Reed Smith Client Alerts

This alert focuses on mergers and acquisitions in the ‘soft’ commodities arena. It is the second in a series addressing issues commonly faced when undertaking M&A transactions in the energy and commodities sector.

Autores: Prajakt Samant Simone Goligorsky Robert Allan

Wheat grain farm

The first alert in this series covered the key issues relevant to acquiring business assets and trading portfolios across the energy and commodities sector, and may be accessed here.

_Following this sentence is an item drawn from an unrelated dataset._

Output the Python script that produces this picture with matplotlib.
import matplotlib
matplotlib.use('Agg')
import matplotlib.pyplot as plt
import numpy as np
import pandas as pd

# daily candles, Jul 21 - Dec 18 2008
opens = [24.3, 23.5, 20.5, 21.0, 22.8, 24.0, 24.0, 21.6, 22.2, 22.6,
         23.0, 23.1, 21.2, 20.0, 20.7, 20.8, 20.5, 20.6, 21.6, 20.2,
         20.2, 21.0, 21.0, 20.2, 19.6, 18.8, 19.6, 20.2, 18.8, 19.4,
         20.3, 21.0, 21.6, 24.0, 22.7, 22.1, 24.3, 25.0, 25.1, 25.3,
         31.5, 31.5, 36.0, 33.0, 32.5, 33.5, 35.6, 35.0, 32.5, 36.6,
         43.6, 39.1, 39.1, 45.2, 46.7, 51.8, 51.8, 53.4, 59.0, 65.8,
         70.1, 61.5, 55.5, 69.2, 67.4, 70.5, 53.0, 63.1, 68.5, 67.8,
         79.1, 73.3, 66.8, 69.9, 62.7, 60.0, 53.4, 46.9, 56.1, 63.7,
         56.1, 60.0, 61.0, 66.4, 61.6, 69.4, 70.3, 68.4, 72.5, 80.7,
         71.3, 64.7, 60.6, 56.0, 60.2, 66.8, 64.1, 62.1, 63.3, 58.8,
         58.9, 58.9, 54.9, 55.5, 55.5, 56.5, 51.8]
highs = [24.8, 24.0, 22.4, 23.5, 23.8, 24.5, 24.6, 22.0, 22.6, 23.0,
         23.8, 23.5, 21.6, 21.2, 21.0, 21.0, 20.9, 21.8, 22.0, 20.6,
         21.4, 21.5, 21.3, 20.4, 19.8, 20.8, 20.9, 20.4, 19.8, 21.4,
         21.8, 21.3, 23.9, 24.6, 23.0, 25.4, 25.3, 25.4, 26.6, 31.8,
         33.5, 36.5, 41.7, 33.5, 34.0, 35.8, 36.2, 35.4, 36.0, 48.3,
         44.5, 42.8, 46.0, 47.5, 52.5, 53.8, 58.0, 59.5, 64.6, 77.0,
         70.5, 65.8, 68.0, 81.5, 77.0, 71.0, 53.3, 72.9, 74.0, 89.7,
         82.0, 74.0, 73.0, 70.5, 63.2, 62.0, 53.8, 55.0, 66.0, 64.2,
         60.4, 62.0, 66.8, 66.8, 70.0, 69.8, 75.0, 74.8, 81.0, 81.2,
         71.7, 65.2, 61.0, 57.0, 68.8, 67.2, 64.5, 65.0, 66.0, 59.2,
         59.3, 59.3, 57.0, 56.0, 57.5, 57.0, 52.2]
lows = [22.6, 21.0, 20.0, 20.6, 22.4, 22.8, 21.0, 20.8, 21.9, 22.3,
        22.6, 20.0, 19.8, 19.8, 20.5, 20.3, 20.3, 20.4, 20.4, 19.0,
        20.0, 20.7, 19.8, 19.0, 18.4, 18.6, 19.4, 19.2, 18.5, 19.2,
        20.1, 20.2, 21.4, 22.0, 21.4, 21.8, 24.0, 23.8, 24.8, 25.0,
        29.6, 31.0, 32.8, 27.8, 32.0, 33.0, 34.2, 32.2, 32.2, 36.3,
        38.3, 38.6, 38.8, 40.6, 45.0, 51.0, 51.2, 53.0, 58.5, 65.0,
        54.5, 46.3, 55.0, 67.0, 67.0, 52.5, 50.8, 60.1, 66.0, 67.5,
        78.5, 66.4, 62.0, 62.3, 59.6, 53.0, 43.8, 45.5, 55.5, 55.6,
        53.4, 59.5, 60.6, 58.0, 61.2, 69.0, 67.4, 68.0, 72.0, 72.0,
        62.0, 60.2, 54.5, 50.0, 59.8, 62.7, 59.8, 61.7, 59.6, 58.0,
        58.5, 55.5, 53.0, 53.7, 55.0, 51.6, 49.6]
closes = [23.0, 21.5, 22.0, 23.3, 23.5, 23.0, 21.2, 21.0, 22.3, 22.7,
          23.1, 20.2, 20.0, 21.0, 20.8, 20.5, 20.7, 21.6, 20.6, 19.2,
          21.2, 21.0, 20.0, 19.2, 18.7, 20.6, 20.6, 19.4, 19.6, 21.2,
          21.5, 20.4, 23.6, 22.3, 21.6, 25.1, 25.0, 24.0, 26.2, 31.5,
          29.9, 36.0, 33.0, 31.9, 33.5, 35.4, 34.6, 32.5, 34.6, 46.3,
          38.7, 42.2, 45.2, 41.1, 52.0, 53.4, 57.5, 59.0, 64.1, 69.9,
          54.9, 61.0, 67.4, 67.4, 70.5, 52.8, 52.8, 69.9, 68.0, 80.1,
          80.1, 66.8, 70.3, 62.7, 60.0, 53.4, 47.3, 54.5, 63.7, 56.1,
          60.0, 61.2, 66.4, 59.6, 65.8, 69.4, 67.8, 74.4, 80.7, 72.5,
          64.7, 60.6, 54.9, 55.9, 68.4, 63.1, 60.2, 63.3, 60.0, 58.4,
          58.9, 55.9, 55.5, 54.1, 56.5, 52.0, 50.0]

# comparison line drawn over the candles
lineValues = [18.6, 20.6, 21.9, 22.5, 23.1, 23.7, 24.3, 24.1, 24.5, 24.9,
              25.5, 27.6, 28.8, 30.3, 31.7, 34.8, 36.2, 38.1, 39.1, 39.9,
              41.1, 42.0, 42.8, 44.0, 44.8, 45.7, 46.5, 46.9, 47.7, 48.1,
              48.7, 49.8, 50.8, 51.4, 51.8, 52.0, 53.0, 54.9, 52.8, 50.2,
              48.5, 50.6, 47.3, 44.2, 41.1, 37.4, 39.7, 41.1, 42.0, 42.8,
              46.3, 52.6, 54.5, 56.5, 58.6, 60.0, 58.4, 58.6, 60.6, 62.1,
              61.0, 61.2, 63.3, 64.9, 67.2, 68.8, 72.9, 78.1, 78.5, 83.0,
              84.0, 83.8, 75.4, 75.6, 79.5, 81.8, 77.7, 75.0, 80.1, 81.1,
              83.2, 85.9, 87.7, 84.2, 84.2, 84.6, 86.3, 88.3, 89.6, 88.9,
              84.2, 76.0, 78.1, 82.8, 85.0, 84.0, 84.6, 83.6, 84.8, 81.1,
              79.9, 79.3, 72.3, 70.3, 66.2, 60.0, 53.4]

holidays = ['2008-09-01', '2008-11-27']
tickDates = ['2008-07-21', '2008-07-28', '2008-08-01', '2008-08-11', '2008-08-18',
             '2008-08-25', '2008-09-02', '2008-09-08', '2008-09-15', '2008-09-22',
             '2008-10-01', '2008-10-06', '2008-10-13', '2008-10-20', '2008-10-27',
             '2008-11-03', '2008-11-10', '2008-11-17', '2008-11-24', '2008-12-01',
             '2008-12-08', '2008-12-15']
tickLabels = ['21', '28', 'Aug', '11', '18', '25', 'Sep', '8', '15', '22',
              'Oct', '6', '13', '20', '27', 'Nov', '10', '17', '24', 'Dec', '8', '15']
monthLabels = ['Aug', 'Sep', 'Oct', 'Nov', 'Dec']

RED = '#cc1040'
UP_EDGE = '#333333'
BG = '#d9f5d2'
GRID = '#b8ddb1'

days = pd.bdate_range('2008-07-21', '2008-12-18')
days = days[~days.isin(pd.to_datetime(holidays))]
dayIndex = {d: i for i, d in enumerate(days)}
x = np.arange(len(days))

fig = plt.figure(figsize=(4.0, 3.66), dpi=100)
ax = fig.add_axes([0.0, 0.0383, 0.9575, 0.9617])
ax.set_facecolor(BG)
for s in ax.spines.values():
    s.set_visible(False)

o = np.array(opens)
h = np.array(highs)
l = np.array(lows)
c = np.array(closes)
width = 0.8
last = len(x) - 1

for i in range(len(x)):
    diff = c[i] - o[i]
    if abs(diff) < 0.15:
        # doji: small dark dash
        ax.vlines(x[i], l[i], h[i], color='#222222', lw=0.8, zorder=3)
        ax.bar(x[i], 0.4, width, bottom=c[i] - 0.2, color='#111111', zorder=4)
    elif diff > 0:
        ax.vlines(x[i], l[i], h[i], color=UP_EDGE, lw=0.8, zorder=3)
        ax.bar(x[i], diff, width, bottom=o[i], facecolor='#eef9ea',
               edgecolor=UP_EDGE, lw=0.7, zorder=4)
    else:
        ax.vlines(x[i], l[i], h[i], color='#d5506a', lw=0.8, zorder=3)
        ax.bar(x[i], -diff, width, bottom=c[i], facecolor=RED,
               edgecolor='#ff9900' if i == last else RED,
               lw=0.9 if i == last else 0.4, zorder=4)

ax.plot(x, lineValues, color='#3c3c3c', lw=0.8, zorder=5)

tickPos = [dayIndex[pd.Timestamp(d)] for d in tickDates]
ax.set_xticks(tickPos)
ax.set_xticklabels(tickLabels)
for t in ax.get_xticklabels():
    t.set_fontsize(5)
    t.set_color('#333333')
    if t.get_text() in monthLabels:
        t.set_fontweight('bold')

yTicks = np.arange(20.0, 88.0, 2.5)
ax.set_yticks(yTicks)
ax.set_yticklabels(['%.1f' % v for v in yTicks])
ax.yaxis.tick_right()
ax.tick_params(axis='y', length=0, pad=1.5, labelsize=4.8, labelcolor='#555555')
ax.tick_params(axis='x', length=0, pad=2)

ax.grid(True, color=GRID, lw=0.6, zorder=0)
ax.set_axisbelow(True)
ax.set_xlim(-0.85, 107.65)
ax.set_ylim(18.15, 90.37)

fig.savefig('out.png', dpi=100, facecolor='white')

In this article, we have focused on certain headline issues arising in relation to asset acquisitions in soft commodities. ‘Softs’ are generally considered to be agricultural in nature from crops, such as wheat, coffee, soya beans and sugar. Softs may be contrasted with ‘hard’ commodities, which are generally considered to be those that are mined, including iron ore, coal and precious metals. Recent acquisition and merger activity in this space – along with commentary on the increasing role of speculative trading on food prices and security – has raised the profile of this sector. Back in 2015, Olam International acquired the ADM worldwide cocoa business. In 2016, Cargill sold two of its oilseed proceedings plants and businesses to Bunge, and more recently, in February 2017, the Chinese trading house COFCO acquired the Dutch grain trader Nidera, following their earlier purchase of the Noble Agribusiness.